## Collected data:
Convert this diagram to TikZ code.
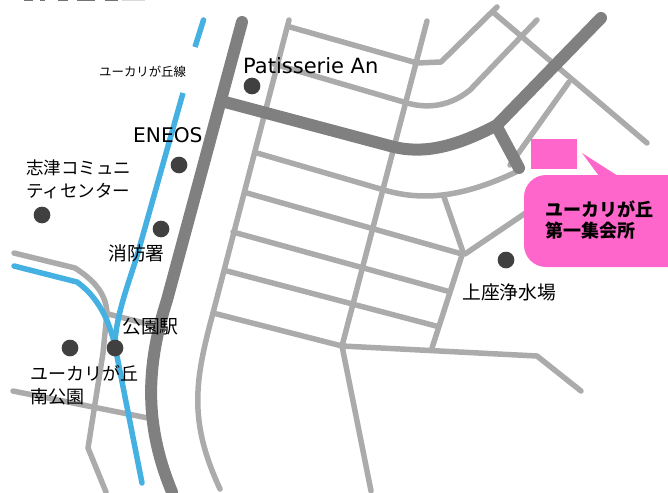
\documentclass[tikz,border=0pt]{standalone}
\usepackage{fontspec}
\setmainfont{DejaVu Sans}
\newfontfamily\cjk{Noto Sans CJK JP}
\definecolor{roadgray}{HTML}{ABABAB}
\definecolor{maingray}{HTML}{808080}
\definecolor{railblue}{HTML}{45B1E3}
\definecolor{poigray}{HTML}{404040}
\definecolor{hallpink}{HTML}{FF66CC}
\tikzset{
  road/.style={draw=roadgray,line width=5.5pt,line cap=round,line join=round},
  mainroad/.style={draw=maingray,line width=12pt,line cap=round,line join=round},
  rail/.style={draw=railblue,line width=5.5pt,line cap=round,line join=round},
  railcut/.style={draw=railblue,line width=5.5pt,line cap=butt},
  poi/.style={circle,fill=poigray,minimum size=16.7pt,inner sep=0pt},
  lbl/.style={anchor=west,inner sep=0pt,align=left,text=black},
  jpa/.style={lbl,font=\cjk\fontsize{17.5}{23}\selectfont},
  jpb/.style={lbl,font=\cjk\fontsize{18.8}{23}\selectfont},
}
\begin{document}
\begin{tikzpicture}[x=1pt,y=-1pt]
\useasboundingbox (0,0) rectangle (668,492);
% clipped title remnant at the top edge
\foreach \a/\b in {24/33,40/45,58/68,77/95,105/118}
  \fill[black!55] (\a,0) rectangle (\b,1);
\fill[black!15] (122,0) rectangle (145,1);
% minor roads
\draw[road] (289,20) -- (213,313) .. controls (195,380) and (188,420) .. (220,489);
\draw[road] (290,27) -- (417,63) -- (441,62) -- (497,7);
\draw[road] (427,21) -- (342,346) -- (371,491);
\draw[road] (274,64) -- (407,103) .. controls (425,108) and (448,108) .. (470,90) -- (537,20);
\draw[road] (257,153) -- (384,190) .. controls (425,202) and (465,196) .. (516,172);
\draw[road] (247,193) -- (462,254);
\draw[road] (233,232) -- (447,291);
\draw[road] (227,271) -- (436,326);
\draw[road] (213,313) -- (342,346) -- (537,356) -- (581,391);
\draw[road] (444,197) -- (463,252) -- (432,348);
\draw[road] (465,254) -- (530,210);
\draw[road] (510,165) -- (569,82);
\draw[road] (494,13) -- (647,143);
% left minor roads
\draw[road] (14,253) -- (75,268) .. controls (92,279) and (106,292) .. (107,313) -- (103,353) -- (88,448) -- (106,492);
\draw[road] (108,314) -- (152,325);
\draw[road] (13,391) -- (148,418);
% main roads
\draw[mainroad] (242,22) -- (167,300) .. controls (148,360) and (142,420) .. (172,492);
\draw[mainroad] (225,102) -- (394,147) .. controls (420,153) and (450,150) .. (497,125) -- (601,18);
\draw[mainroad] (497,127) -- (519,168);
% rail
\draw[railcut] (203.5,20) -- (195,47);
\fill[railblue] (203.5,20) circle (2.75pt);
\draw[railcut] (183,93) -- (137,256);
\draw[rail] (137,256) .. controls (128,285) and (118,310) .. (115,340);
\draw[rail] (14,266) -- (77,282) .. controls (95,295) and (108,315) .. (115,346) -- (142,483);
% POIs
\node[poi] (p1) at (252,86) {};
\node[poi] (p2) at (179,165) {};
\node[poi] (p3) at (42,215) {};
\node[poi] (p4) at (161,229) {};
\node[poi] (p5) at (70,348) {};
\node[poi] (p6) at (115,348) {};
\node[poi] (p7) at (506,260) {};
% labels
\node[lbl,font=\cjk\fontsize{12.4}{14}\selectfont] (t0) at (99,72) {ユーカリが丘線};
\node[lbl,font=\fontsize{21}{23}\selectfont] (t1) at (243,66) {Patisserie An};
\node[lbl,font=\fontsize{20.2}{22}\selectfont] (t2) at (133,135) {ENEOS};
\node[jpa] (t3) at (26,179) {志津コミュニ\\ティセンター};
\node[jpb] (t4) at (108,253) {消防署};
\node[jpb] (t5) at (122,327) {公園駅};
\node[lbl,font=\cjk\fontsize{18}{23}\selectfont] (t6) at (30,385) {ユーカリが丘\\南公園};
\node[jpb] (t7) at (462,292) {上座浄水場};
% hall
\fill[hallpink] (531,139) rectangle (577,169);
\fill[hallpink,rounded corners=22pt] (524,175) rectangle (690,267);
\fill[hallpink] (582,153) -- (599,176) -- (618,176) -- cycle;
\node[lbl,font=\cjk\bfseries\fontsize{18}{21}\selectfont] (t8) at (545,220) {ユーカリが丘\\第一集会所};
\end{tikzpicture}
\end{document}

## The request:
Copy the whole of the material above exactly, but not its images.

## Exercise response:
Convert this diagram to TikZ code.
\documentclass[tikz,border=0pt]{standalone}
\usepackage{fontspec}
\setmainfont{DejaVu Sans}
\newfontfamily\cjk{Noto Sans CJK JP}
\definecolor{roadgray}{HTML}{ABABAB}
\definecolor{maingray}{HTML}{808080}
\definecolor{railblue}{HTML}{45B1E3}
\definecolor{poigray}{HTML}{404040}
\definecolor{hallpink}{HTML}{FF66CC}
\tikzset{
  road/.style={draw=roadgray,line width=5.5pt,line cap=round,line join=round},
  mainroad/.style={draw=maingray,line width=12pt,line cap=round,line join=round},
  rail/.style={draw=railblue,line width=5.5pt,line cap=round,line join=round},
  railcut/.style={draw=railblue,line width=5.5pt,line cap=butt},
  poi/.style={circle,fill=poigray,minimum size=16.7pt,inner sep=0pt},
  lbl/.style={anchor=west,inner sep=0pt,align=left,text=black},
  jpa/.style={lbl,font=\cjk\fontsize{17.5}{23}\selectfont},
  jpb/.style={lbl,font=\cjk\fontsize{18.8}{23}\selectfont},
}
\begin{document}
\begin{tikzpicture}[x=1pt,y=-1pt]
\useasboundingbox (0,0) rectangle (668,492);
% clipped title remnant at the top edge
\foreach \a/\b in {24/33,40/45,58/68,77/95,105/118}
  \fill[black!55] (\a,0) rectangle (\b,1);
\fill[black!15] (122,0) rectangle (145,1);
% minor roads
\draw[road] (289,20) -- (213,313) .. controls (195,380) and (188,420) .. (220,489);
\draw[road] (290,27) -- (417,63) -- (441,62) -- (497,7);
\draw[road] (427,21) -- (342,346) -- (371,491);
\draw[road] (274,64) -- (407,103) .. controls (425,108) and (448,108) .. (470,90) -- (537,20);
\draw[road] (257,153) -- (384,190) .. controls (425,202) and (465,196) .. (516,172);
\draw[road] (247,193) -- (462,254);
\draw[road] (233,232) -- (447,291);
\draw[road] (227,271) -- (436,326);
\draw[road] (213,313) -- (342,346) -- (537,356) -- (581,391);
\draw[road] (444,197) -- (463,252) -- (432,348);
\draw[road] (465,254) -- (530,210);
\draw[road] (510,165) -- (569,82);
\draw[road] (494,13) -- (647,143);
% left minor roads
\draw[road] (14,253) -- (75,268) .. controls (92,279) and (106,292) .. (107,313) -- (103,353) -- (88,448) -- (106,492);
\draw[road] (108,314) -- (152,325);
\draw[road] (13,391) -- (148,418);
% main roads
\draw[mainroad] (242,22) -- (167,300) .. controls (148,360) and (142,420) .. (172,492);
\draw[mainroad] (225,102) -- (394,147) .. controls (420,153) and (450,150) .. (497,125) -- (601,18);
\draw[mainroad] (497,127) -- (519,168);
% rail
\draw[railcut] (203.5,20) -- (195,47);
\fill[railblue] (203.5,20) circle (2.75pt);
\draw[railcut] (183,93) -- (137,256);
\draw[rail] (137,256) .. controls (128,285) and (118,310) .. (115,340);
\draw[rail] (14,266) -- (77,282) .. controls (95,295) and (108,315) .. (115,346) -- (142,483);
% POIs
\node[poi] (p1) at (252,86) {};
\node[poi] (p2) at (179,165) {};
\node[poi] (p3) at (42,215) {};
\node[poi] (p4) at (161,229) {};
\node[poi] (p5) at (70,348) {};
\node[poi] (p6) at (115,348) {};
\node[poi] (p7) at (506,260) {};
% labels
\node[lbl,font=\cjk\fontsize{12.4}{14}\selectfont] (t0) at (99,72) {ユーカリが丘線};
\node[lbl,font=\fontsize{21}{23}\selectfont] (t1) at (243,66) {Patisserie An};
\node[lbl,font=\fontsize{20.2}{22}\selectfont] (t2) at (133,135) {ENEOS};
\node[jpa] (t3) at (26,179) {志津コミュニ\\ティセンター};
\node[jpb] (t4) at (108,253) {消防署};
\node[jpb] (t5) at (122,327) {公園駅};
\node[lbl,font=\cjk\fontsize{18}{23}\selectfont] (t6) at (30,385) {ユーカリが丘\\南公園};
\node[jpb] (t7) at (462,292) {上座浄水場};
% hall
\fill[hallpink] (531,139) rectangle (577,169);
\fill[hallpink,rounded corners=22pt] (524,175) rectangle (690,267);
\fill[hallpink] (582,153) -- (599,176) -- (618,176) -- cycle;
\node[lbl,font=\cjk\bfseries\fontsize{18}{21}\selectfont] (t8) at (545,220) {ユーカリが丘\\第一集会所};
\end{tikzpicture}
\end{document}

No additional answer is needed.